Evoke Q4 revenue shows green shoots as board advances with strategic review
The William Hill operator’s revenue was up sequentially but down against a strong prior-year period.
UK.- Evoke Plc, the operator of William Hill (Europe), 888, and Mr Green, has reported fourth-quarter revenue of £464m. That’s a 7 per cent increase from the previous quarter but a 3 per cent decline year-on-year (4 per cent on a constant currency basis), largely due to unusually favourable sporting outcomes in the prior year.
Gaming revenue was up by 9 per cent year-on-year, with 888casino returning to growth in the UK and gains of 10 per cent in Retail and 14 per cent in International operations. Italy and Denmark performed particularly well, both achieving record quarterly revenues. However, group betting revenue was down 22 per cent compared with the same period last year due to the strong prior-year comparison.
Looking ahead, Evoke projects full-year 2025 revenue of £1.79bn, which would represent 2 per cent growth. Adjusted EBITDA is expected to fall between £355m and £360m, an increase of 14 to 15 per cent. That would imply a margin of around 20 per cent, consistent with earlier guidance.
The company attributed improved profitability to tighter cost controls and disciplined execution in its core markets. As disclosed in December, Evoke’s board is evaluating strategic options in response to the rise in UK gambling taxes from April, including the possibility of a sale of the group or certain assets.
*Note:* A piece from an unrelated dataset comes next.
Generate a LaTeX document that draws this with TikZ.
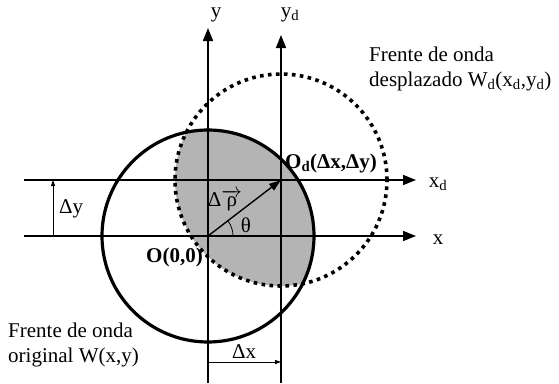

The company previously indicated that it may close as many as 200 William Hill betting shops.
Evoke has said it will not issue forward-looking guidance while the process is underway but will update investors when appropriate and release full-year results in due course.
CEO Per Widerström said: “During Q4, we made good progress against our strategic plans, delivering our best quarter of the year and demonstrating the underlying momentum in the business.”
However, he described the UK Autumn Budget as a “significant blow to both Evoke and the wider regulated industry.” He added “We continue to believe these tax increases will negatively impact the industry’s economic contribution, customer protection, and will ultimately serve to support further growth in the illegal black market.”
“We have moved quickly and decisively to execute on our mitigation plans, including the closure of retail stores that are no longer sustainable as well as broader cost savings,” Widerström said.